→ **PROBLEM TO SOLVE**:
Exact reproduction is required for the lines bounded by the one containing "Give me the Plotly source for this chart." and the one containing "1.7,1.5,1.4,1.2,1.1,1,0.9,0.8,0.65,0.5]", both bounds included. Print them without any pictures.

→ **DATA FOR THIS TASK**:
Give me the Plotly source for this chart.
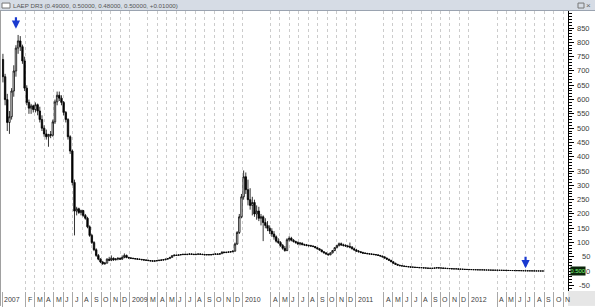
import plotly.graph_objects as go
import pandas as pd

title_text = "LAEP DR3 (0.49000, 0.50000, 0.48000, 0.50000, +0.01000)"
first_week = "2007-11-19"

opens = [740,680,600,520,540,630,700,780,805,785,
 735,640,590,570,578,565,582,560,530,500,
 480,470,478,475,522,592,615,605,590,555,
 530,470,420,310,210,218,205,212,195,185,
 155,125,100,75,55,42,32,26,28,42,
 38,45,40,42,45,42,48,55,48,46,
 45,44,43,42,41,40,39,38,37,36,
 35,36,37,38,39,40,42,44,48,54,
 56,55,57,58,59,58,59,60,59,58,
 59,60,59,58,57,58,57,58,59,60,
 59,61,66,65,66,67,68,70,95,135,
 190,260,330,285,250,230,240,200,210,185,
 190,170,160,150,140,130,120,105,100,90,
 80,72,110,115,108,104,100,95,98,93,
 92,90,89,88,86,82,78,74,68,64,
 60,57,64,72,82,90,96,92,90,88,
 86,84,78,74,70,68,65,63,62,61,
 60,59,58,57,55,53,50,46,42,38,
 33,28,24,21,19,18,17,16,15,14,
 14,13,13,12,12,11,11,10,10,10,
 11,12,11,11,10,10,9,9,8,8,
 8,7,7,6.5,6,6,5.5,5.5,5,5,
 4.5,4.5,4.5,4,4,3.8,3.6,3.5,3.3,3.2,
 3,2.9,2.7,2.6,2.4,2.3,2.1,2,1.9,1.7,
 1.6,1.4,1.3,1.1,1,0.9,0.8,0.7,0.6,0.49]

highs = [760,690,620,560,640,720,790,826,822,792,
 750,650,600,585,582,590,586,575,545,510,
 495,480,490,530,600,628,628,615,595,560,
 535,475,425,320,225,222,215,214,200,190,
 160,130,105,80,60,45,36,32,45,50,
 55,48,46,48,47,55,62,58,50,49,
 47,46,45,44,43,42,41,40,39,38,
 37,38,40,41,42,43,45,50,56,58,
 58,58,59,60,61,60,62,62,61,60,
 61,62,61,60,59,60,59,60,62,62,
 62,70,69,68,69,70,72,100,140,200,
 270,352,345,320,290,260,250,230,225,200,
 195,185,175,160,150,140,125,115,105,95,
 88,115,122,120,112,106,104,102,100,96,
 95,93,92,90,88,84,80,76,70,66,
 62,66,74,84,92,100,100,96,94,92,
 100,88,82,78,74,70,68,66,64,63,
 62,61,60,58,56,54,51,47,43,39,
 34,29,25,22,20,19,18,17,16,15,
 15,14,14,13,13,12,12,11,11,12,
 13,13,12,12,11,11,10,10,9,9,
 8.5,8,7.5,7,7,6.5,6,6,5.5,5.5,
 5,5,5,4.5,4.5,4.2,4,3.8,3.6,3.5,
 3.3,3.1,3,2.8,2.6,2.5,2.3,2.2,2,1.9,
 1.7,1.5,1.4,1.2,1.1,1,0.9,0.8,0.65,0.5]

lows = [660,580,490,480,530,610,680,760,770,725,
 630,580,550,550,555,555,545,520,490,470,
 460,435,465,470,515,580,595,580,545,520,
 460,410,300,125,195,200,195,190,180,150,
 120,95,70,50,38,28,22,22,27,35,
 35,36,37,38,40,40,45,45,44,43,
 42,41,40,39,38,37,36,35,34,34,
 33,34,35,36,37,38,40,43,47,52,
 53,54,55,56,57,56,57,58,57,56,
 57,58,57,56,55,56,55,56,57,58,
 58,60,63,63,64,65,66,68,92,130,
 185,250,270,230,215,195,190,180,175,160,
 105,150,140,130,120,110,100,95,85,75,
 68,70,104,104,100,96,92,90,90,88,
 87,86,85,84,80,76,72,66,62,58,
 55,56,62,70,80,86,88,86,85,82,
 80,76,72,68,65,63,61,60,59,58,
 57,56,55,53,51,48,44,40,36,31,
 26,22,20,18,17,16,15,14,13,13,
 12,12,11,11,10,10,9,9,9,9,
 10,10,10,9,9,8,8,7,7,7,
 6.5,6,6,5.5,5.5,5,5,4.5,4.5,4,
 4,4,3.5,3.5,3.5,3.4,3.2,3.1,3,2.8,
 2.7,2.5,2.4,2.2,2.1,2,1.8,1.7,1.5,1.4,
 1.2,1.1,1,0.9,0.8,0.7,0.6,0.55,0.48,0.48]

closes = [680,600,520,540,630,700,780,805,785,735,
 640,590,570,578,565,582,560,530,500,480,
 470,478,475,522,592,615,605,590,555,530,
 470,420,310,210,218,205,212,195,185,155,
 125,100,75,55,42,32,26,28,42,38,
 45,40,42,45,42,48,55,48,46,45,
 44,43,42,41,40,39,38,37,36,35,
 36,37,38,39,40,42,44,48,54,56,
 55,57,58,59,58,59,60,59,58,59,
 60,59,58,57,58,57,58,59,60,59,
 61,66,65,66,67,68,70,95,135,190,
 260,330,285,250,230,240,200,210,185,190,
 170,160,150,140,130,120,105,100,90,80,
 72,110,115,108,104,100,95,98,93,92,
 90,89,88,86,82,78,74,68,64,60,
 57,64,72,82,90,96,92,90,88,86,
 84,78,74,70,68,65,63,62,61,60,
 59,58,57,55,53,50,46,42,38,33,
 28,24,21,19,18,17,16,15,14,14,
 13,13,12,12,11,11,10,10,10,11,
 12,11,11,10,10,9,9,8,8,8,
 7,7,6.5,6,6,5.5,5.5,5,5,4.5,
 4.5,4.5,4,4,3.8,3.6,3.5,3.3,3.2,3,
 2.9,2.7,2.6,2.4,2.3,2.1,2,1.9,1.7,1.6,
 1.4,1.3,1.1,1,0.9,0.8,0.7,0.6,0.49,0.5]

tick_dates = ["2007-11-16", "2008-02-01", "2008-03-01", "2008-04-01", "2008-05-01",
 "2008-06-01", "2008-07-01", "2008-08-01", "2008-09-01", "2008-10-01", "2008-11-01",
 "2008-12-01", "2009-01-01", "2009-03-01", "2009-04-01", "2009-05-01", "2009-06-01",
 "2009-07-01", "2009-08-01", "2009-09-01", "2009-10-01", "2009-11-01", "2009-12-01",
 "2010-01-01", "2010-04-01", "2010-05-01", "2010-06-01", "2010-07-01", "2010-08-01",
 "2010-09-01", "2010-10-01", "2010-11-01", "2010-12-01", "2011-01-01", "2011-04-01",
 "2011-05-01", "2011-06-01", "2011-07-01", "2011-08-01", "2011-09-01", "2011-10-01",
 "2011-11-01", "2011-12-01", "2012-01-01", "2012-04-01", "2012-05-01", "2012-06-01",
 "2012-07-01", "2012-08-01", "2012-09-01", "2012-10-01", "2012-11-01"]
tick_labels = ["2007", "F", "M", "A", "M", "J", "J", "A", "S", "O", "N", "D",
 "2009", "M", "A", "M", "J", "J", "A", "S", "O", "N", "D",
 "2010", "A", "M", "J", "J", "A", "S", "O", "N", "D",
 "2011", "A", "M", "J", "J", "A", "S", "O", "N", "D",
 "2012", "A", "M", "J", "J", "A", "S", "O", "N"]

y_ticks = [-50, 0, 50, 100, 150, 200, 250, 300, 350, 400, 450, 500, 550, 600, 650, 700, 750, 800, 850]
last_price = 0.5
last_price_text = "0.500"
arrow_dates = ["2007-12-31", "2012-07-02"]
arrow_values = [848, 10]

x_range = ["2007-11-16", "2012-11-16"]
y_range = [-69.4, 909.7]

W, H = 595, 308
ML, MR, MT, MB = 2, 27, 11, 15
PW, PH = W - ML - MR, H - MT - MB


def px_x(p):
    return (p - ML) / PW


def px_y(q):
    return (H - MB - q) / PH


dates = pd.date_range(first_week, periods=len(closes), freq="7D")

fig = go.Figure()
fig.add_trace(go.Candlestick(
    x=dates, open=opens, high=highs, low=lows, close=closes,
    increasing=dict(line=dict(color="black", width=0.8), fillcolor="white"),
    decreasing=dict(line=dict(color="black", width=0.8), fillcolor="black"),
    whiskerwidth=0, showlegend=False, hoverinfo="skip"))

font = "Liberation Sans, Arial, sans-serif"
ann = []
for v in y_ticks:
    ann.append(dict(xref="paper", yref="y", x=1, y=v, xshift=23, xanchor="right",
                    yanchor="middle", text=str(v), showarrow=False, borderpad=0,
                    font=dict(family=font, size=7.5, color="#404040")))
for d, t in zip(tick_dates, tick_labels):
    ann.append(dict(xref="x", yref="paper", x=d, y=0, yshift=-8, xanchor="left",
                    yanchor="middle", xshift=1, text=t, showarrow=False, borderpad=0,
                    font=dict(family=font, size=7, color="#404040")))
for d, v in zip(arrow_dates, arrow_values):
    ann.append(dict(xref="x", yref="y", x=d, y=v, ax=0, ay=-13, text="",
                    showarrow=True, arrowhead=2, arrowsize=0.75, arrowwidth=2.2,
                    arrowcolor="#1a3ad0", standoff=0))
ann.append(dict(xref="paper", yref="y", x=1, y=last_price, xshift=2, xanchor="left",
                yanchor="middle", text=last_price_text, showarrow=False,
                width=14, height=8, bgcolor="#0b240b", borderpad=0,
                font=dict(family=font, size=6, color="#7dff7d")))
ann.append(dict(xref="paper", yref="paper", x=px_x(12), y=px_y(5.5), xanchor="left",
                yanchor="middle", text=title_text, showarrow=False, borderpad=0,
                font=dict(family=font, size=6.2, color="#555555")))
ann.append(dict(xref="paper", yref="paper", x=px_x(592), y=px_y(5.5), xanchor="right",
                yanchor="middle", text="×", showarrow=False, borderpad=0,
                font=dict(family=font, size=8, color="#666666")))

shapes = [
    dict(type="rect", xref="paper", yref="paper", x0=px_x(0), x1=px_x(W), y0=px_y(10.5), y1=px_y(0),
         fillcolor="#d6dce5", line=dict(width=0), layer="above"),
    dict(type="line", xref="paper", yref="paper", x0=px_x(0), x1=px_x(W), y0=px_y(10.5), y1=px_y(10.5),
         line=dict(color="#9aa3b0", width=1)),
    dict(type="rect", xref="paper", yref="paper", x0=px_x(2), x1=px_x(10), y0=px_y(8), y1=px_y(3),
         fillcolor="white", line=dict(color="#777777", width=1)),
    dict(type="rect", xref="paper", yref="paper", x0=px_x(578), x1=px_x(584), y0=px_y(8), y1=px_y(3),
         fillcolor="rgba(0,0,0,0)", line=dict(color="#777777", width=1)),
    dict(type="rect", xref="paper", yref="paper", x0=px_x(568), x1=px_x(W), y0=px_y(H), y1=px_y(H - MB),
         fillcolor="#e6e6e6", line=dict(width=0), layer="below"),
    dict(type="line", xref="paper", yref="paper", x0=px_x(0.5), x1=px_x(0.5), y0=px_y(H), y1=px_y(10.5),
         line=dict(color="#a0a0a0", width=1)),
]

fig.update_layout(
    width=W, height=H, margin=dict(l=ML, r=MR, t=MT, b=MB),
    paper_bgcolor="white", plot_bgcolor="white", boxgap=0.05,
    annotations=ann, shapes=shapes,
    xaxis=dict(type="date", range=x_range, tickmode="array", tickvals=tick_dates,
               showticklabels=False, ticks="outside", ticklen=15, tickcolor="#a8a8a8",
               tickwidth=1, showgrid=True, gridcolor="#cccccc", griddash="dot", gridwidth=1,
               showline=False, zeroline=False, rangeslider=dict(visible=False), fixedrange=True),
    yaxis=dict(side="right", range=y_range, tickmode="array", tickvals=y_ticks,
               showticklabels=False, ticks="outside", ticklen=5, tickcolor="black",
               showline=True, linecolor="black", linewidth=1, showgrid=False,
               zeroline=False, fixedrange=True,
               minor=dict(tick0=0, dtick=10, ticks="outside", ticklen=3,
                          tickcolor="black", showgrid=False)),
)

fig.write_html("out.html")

* * *

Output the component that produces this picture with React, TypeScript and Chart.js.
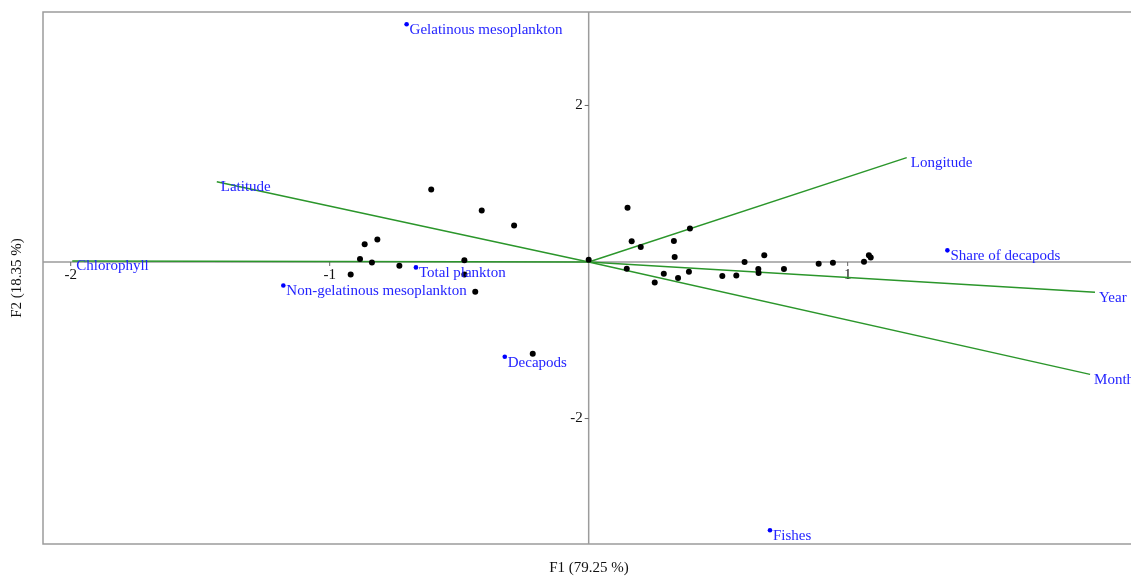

→ **WRITTEN SOLUTION**:
Give me the Plotly source for this chart.
import plotly.graph_objects as go
import pandas as pd

title_text = "LAEP DR3 (0.49000, 0.50000, 0.48000, 0.50000, +0.01000)"
first_week = "2007-11-19"

opens = [740,680,600,520,540,630,700,780,805,785,
 735,640,590,570,578,565,582,560,530,500,
 480,470,478,475,522,592,615,605,590,555,
 530,470,420,310,210,218,205,212,195,185,
 155,125,100,75,55,42,32,26,28,42,
 38,45,40,42,45,42,48,55,48,46,
 45,44,43,42,41,40,39,38,37,36,
 35,36,37,38,39,40,42,44,48,54,
 56,55,57,58,59,58,59,60,59,58,
 59,60,59,58,57,58,57,58,59,60,
 59,61,66,65,66,67,68,70,95,135,
 190,260,330,285,250,230,240,200,210,185,
 190,170,160,150,140,130,120,105,100,90,
 80,72,110,115,108,104,100,95,98,93,
 92,90,89,88,86,82,78,74,68,64,
 60,57,64,72,82,90,96,92,90,88,
 86,84,78,74,70,68,65,63,62,61,
 60,59,58,57,55,53,50,46,42,38,
 33,28,24,21,19,18,17,16,15,14,
 14,13,13,12,12,11,11,10,10,10,
 11,12,11,11,10,10,9,9,8,8,
 8,7,7,6.5,6,6,5.5,5.5,5,5,
 4.5,4.5,4.5,4,4,3.8,3.6,3.5,3.3,3.2,
 3,2.9,2.7,2.6,2.4,2.3,2.1,2,1.9,1.7,
 1.6,1.4,1.3,1.1,1,0.9,0.8,0.7,0.6,0.49]

highs = [760,690,620,560,640,720,790,826,822,792,
 750,650,600,585,582,590,586,575,545,510,
 495,480,490,530,600,628,628,615,595,560,
 535,475,425,320,225,222,215,214,200,190,
 160,130,105,80,60,45,36,32,45,50,
 55,48,46,48,47,55,62,58,50,49,
 47,46,45,44,43,42,41,40,39,38,
 37,38,40,41,42,43,45,50,56,58,
 58,58,59,60,61,60,62,62,61,60,
 61,62,61,60,59,60,59,60,62,62,
 62,70,69,68,69,70,72,100,140,200,
 270,352,345,320,290,260,250,230,225,200,
 195,185,175,160,150,140,125,115,105,95,
 88,115,122,120,112,106,104,102,100,96,
 95,93,92,90,88,84,80,76,70,66,
 62,66,74,84,92,100,100,96,94,92,
 100,88,82,78,74,70,68,66,64,63,
 62,61,60,58,56,54,51,47,43,39,
 34,29,25,22,20,19,18,17,16,15,
 15,14,14,13,13,12,12,11,11,12,
 13,13,12,12,11,11,10,10,9,9,
 8.5,8,7.5,7,7,6.5,6,6,5.5,5.5,
 5,5,5,4.5,4.5,4.2,4,3.8,3.6,3.5,
 3.3,3.1,3,2.8,2.6,2.5,2.3,2.2,2,1.9,
 1.7,1.5,1.4,1.2,1.1,1,0.9,0.8,0.65,0.5]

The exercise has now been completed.